**Material:**
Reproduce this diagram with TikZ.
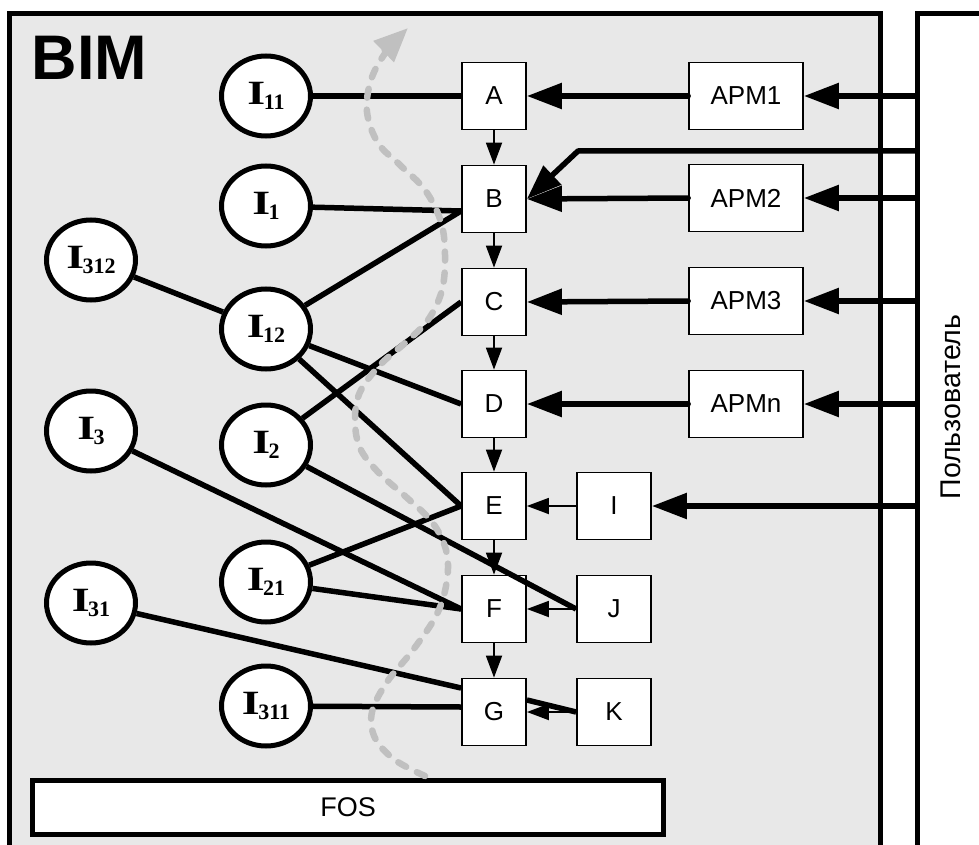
\documentclass[tikz,border=0pt]{standalone}
\usepackage{fontspec}
\setmainfont{Liberation Serif}
\newfontfamily\arialfont{Liberation Sans}
\usetikzlibrary{arrows.meta,calc,shapes.geometric}

\definecolor{bimgrey}{RGB}{232,232,232}
\definecolor{pathgrey}{RGB}{192,192,192}

% bold I with a lowered subscript index
\newcommand\ilabel[1]{%
  \scalebox{1.35}[1]{\fontsize{34}{34}\selectfont\bfseries I}%
  \kern-1.5pt\raisebox{-5.5pt}{\fontsize{22}{22}\selectfont\bfseries #1}}

\begin{document}
\begin{tikzpicture}[x=1pt,y=-1pt,
  circ/.style={ellipse, draw, line width=5pt, fill=white,
    minimum width=89pt, minimum height=80pt, inner sep=0pt},
  sq/.style={rectangle, draw, line width=1.8pt, fill=white,
    minimum width=64pt, minimum height=67pt, inner sep=0pt,
    font=\arialfont\fontsize{26}{26}\selectfont},
  apm/.style={sq, minimum width=114pt},
  sqr/.style={sq, minimum width=74pt},
  link/.style={line width=5.5pt},
  bigarrow/.style={line width=5.5pt, line join=round,
    -{Triangle[length=35pt,width=25pt]}},
  smallarrow/.style={line width=1.8pt,
    -{Triangle[length=22pt,width=16pt]}},
  flow/.style={pathgrey, line width=6.5pt, line cap=round,
    dash pattern=on 9pt off 12pt,
    -{Triangle[length=34pt,width=28pt]}}
]
\useasboundingbox (0,0) rectangle (979,845);
\clip (0,0) rectangle (979,845);
\fill[white] (0,0) rectangle (979,845);

% user panel on the right
\draw[line width=5pt] (1000,14) -- (917,14) -- (917,870);
\node[rotate=90, font=\arialfont\fontsize{28.5}{28.5}\selectfont] (user) at (951,407) {Пользователь};

% BIM panel
\fill[bimgrey] (9,14) rectangle (880,870);
\draw[line width=5pt] (9,870) -- (9,14) -- (880,14) -- (880,870);
\node[anchor=base west, font=\arialfont\bfseries\fontsize{63}{63}\selectfont] (bim) at (28,80) {BIM};

% FOS bar
\node[draw, line width=5pt, fill=white, minimum width=631pt, minimum height=54pt,
  inner sep=0pt, font=\arialfont\fontsize{27}{27}\selectfont] (fos) at (348,807.5) {FOS};

% information nodes
\node[circ] (I11)  at (266,96)  {\ilabel{11}};
\node[circ] (I1)   at (266,206) {\ilabel{1}};
\node[circ] (I312) at (91,260)  {\ilabel{312}};
\node[circ] (I12)  at (266,329) {\ilabel{12}};
\node[circ] (I3)   at (91,431)  {\ilabel{3}};
\node[circ] (I2)   at (266,445) {\ilabel{2}};
\node[circ] (I21)  at (266,582) {\ilabel{21}};
\node[circ] (I31)  at (91,603)  {\ilabel{31}};
\node[circ] (I311) at (266,706) {\ilabel{311}};

% processing chain
\node[sq] (A) at (494,96)  {A};
\node[sq] (B) at (494,199) {B};
\node[sq] (C) at (494,302) {C};
\node[sq] (D) at (494,404) {D};
\node[sq] (E) at (494,506) {E};
\node[sq] (F) at (494,609) {F};
\node[sq] (G) at (494,712) {G};

% workstations
\node[apm] (APM1) at (746,96)  {APM1};
\node[apm] (APM2) at (746,198) {APM2};
\node[apm] (APM3) at (746,301) {APM3};
\node[apm] (APMn) at (746,404) {APMn};

% auxiliary inputs
\node[sqr] (I) at (614,506) {I};
\node[sqr] (J) at (614,609) {J};
\node[sqr] (K) at (614,712) {K};

% attachment points
\coordinate (b1) at ($(B.west)+(0,12)$);
\coordinate (g1) at ($(G.west)+(0,-24)$);
\coordinate (g2) at ($(G.west)+(0,-5)$);
\coordinate (g3) at ($(G.east)+(0,-12)$);
\coordinate (u1) at (917,96);
\coordinate (ub) at (917,151);
\coordinate (ubk) at (578,151);
\coordinate (u2) at (917,198);
\coordinate (u3) at (917,301);
\coordinate (un) at (917,404);
\coordinate (ui) at (917,506);

% links between information nodes and the chain
\draw[link] (I11) -- (A.west);
\draw[link] (I1) -- (b1);
\draw[link] (I12) -- (b1);
\draw[link] (I312) -- (I12);
\draw[link] (I12) -- (D.west);
\draw[link] (I12) -- (E.west);
\draw[link] (I2) -- (C.west);
\draw[link] (I2) -- (J.west);
\draw[link] (I3) -- (F.west);
\draw[link] (I21) -- (E.west);
\draw[link] (I21) -- (F.west);
\draw[link] (I31) -- (g1);
\draw[link] (I311) -- (g2);
\draw[link] (K.west) -- (g3);

% chain order
\draw[smallarrow] (A.south) -- (B.north);
\draw[smallarrow] (B.south) -- (C.north);
\draw[smallarrow] (C.south) -- (D.north);
\draw[smallarrow] (D.south) -- (E.north);
\draw[smallarrow] (E.south) -- (F.north);
\draw[smallarrow] (F.south) -- (G.north);
\draw[smallarrow] (I.west) -- (E.east);
\draw[smallarrow] (J.west) -- (F.east);
\draw[smallarrow] (K.west) -- (G.east);

% workstation inputs
\draw[bigarrow, line cap=round] (APM1.west) -- (A.east);
\draw[bigarrow, line cap=round] (APM2.west) -- (B.east);
\draw[bigarrow, line cap=round] (APM3.west) -- (C.east);
\draw[bigarrow, line cap=round] (APMn.west) -- (D.east);

% user inputs
\draw[bigarrow] (u1) -- (APM1.east);
\draw[bigarrow] (ub) -- (ubk) -- (B.east);
\draw[bigarrow] (u2) -- (APM2.east);
\draw[bigarrow] (u3) -- (APM3.east);
\draw[bigarrow] (un) -- (APMn.east);
\draw[bigarrow] (ui) -- (I.east);

% processing flow
\draw[flow] plot[smooth, tension=0.6] coordinates {
  (425,776) (395,760) (375,738) (372,712) (387,682) (413,650) (437,614)
  (447,580) (446,550) (432,522) (405,496) (378,472) (360,448) (355,420)
  (360,392) (380,365) (405,343) (428,320) (442,290) (445,255) (441,222)
  (425,190) (400,165) (378,143) (367,112) (371,80) (386,52) (408,28)};
\end{tikzpicture}
\end{document}
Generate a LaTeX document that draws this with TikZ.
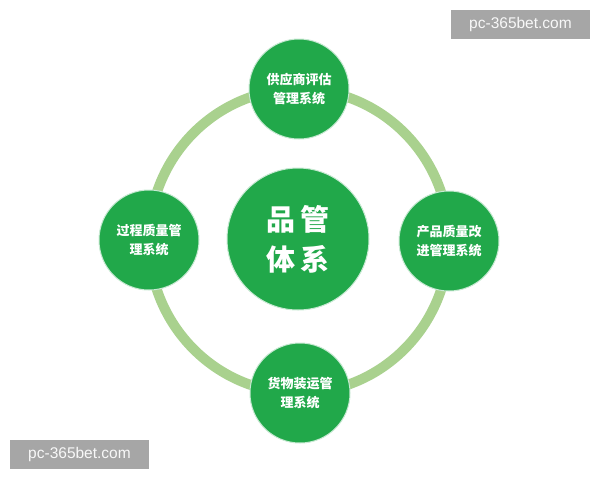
\documentclass[tikz,border=0pt]{standalone}
\usepackage{fontspec}
\setmainfont{Liberation Sans}
\newfontfamily\cjk{Noto Sans CJK SC}
\definecolor{ringgreen}{HTML}{A9D18E}
\definecolor{nodegreen}{HTML}{21A84A}
\definecolor{wmgray}{HTML}{A6A6A6}
\begin{document}
\begin{tikzpicture}[x=1pt,y=-1pt,
  smallnode/.style={circle,fill=nodegreen,draw=white!75!nodegreen,line width=1pt,minimum size=100pt,inner sep=0pt,text=white,align=center,font=\cjk\bfseries\fontsize{13}{19.5}\selectfont},
  bignode/.style={circle,fill=nodegreen,draw=white!75!nodegreen,line width=1pt,minimum size=142pt,inner sep=0pt,text=white,align=center,font=\cjk\bfseries\fontsize{29}{40}\selectfont},
  wm/.style={fill=wmgray,text=white!92!wmgray,minimum width=139pt,minimum height=29pt,inner sep=0pt,font=\fontsize{15.5}{15.5}\selectfont}]
\useasboundingbox (0,0) rectangle (600,480);
\fill[white] (0,0) rectangle (600,480);
\draw[ringgreen,line width=10pt] (299,241) ellipse [x radius=150,y radius=152];
\node[bignode] (center) at (298,239) {品\hspace{5pt}管\\体\hspace{5pt}系};
\node[smallnode] (top) at (299,89) {供应商评估\\管理系统};
\node[smallnode] (left) at (149,240) {过程质量管\\理系统};
\node[smallnode] (right) at (449,241) {产品质量改\\进管理系统};
\node[smallnode] (bottom) at (300,393) {货物装运管\\理系统};
\node[wm] (wm1) at (520.5,24.5) {pc-365bet.com};
\node[wm] (wm2) at (79.5,454.5) {pc-365bet.com};
\end{tikzpicture}
\end{document}
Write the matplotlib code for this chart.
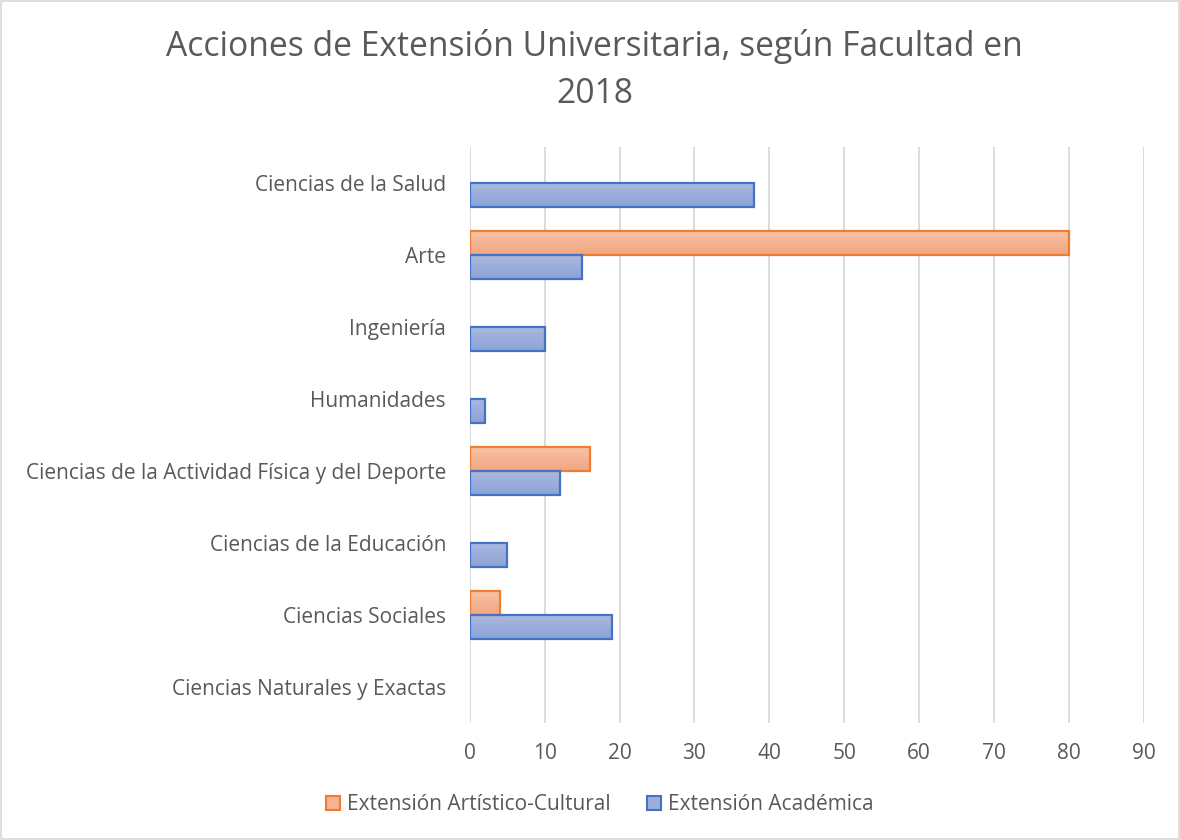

**Task to carry out:**
Scan the listing above for the word "this" and show each line where it is found.

**Solution:**
Reproduce this diagram with TikZ.
Generate a LaTeX document that draws this with TikZ.
Write the matplotlib code for this chart.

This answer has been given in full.